For numerical stability reasons, it is preferable to take the log-likelihood of the data. We have:

\log P(\{x_i, y_i\}~|~\alpha, \beta, \{\sigma_i\}) = \mathrm{const} - \sum_i \frac{1}{2\sigma_i^2}\left(y_i - y(x_i~|~\alpha, \beta)\right)^2

(9)

The posterior is the likelihood times the prior distributions. Let’s assume from the inspection of the data that $\alpha > 0$ , we can write

P(\alpha) = Uniform[0, 100],

(10)

and

P(\beta) = Uniform[0, 100].

(11)

(The upper value is abitrary.)

Coding¶

JAX is Autograd and XLA, brought together for high-performance machine learning research supported by Google.
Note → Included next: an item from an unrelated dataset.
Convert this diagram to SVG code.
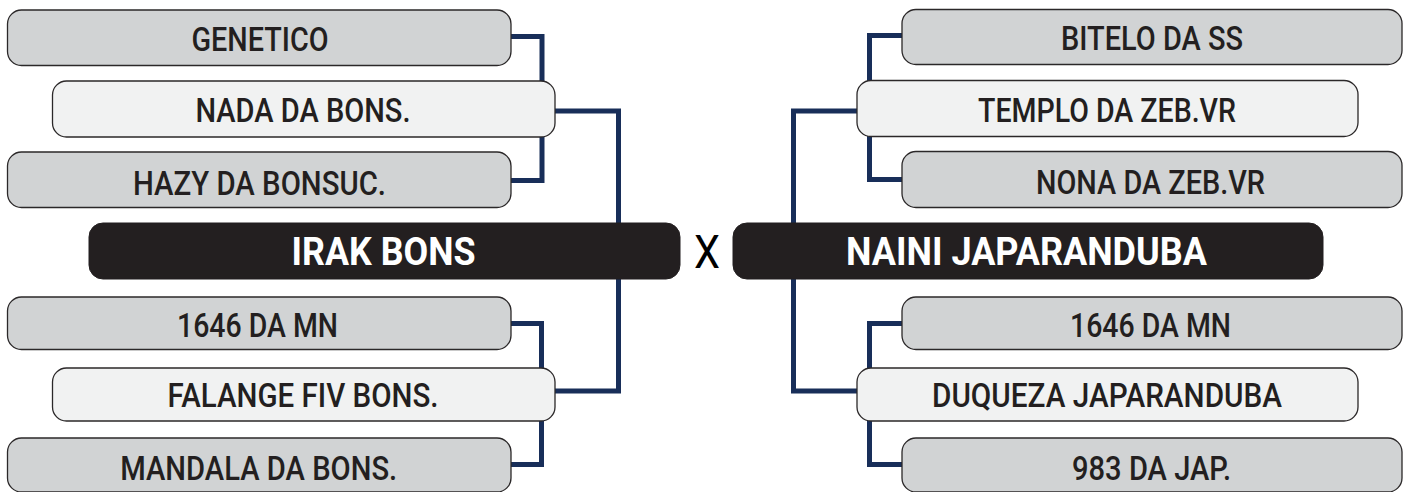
<svg xmlns="http://www.w3.org/2000/svg" width="1412" height="492" viewBox="0 0 1412 492">
<style>
.g{fill:#d1d3d4;stroke:#2b2829;stroke-width:1.3}
.l{fill:#f1f2f2;stroke:#2b2829;stroke-width:1.3}
.d{fill:#231f20;stroke:#231f20;stroke-width:1}
.t{font-family:Roboto,"Liberation Sans",sans-serif;font-size:34px;font-weight:500;fill:#231f20;text-anchor:middle}
.b{font-family:Roboto,"Liberation Sans",sans-serif;font-size:38px;font-weight:bold;fill:#ffffff;text-anchor:middle}
.c{fill:none;stroke:#182e59;stroke-width:5;stroke-linejoin:miter}
</style>
<rect width="1412" height="492" fill="#ffffff"/>
<g id="connectors" class="c">
<path d="M511 36.5H542V82"/>
<path d="M511 180.5H542V136"/>
<path d="M555 111H618.5V224"/>
<path d="M511 323.5H541.5V369"/>
<path d="M511 464.5H541.5V420"/>
<path d="M555 391H618.5V278"/>
<path d="M902 35.5H869.5V82"/>
<path d="M902 179.5H869.5V136"/>
<path d="M857 111H793.5V224"/>
<path d="M902 323.5H869.5V369"/>
<path d="M902 464.5H869.5V420"/>
<path d="M857 391H793.5V278"/>
</g>
<g id="genetico"><rect class="g" x="7.5" y="10" width="503.5" height="55.5" rx="14"/><text class="t" x="260" y="50.5" textLength="137" lengthAdjust="spacingAndGlyphs">GENETICO</text></g>
<g id="nada"><rect class="l" x="52.5" y="81" width="502.5" height="56" rx="14"/><text class="t" x="303" y="121.5" textLength="215" lengthAdjust="spacingAndGlyphs">NADA DA BONS.</text></g>
<g id="hazy"><rect class="g" x="7.5" y="152" width="503.5" height="55.5" rx="14"/><text class="t" x="259.5" y="194.5" textLength="253" lengthAdjust="spacingAndGlyphs">HAZY DA BONSUC.</text></g>
<g id="irak"><rect class="d" x="89" y="223" width="591" height="56" rx="14"/><text class="b" x="383.5" y="265" textLength="184" lengthAdjust="spacingAndGlyphs">IRAK BONS</text></g>
<g id="mn-left"><rect class="g" x="7.5" y="297" width="503.5" height="52.5" rx="14"/><text class="t" x="257.5" y="337" textLength="161" lengthAdjust="spacingAndGlyphs">1646 DA MN</text></g>
<g id="falange"><rect class="l" x="52.5" y="368" width="502.5" height="53" rx="14"/><text class="t" x="303" y="407" textLength="271" lengthAdjust="spacingAndGlyphs">FALANGE FIV BONS.</text></g>
<g id="mandala"><rect class="g" x="7.5" y="438" width="503.5" height="54" rx="14"/><text class="t" x="258.7" y="480" textLength="277" lengthAdjust="spacingAndGlyphs">MANDALA DA BONS.</text></g>
<g id="versus"><text x="707" y="268" font-family="Roboto,'Liberation Sans',sans-serif" font-size="46" font-weight="400" fill="#000000" text-anchor="middle" textLength="26" lengthAdjust="spacingAndGlyphs">X</text></g>
<g id="bitelo"><rect class="g" x="902" y="9.5" width="500" height="55" rx="14"/><text class="t" x="1152" y="50" textLength="182" lengthAdjust="spacingAndGlyphs">BITELO DA SS</text></g>
<g id="templo"><rect class="l" x="857" y="80.5" width="501" height="56" rx="14"/><text class="t" x="1107" y="121.5" textLength="258" lengthAdjust="spacingAndGlyphs">TEMPLO DA ZEB.VR</text></g>
<g id="nona"><rect class="g" x="902" y="151.5" width="500" height="56" rx="14"/><text class="t" x="1150.5" y="193.5" textLength="229" lengthAdjust="spacingAndGlyphs">NONA DA ZEB.VR</text></g>
<g id="naini"><rect class="d" x="733" y="223" width="590" height="56" rx="14"/><text class="b" x="1026.5" y="265" textLength="361" lengthAdjust="spacingAndGlyphs">NAINI JAPARANDUBA</text></g>
<g id="mn-right"><rect class="g" x="902" y="297" width="500" height="52.5" rx="14"/><text class="t" x="1150.5" y="337" textLength="161" lengthAdjust="spacingAndGlyphs">1646 DA MN</text></g>
<g id="duqueza"><rect class="l" x="857" y="368" width="501" height="53" rx="14"/><text class="t" x="1107" y="407" textLength="350" lengthAdjust="spacingAndGlyphs">DUQUEZA JAPARANDUBA</text></g>
<g id="jap983"><rect class="g" x="902" y="438" width="500" height="54" rx="14"/><text class="t" x="1151.5" y="480" textLength="159" lengthAdjust="spacingAndGlyphs">983 DA JAP.</text></g>
</svg>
Autograd: automatically differentiate native Python and NumPy functions. It can differentiate through loops, branches, recursion, and closures, and it can take derivatives of derivatives of derivatives. It supports reverse-mode differentiation (a.k.a. backpropagation) via grad as well as forward-mode differentiation, and the two can be composed arbitrarily to any order.

XLA: compile and run your NumPy programs on GPUs and TPUs. Compilation happens under the hood by default, with library calls getting just-in-time compiled and executed.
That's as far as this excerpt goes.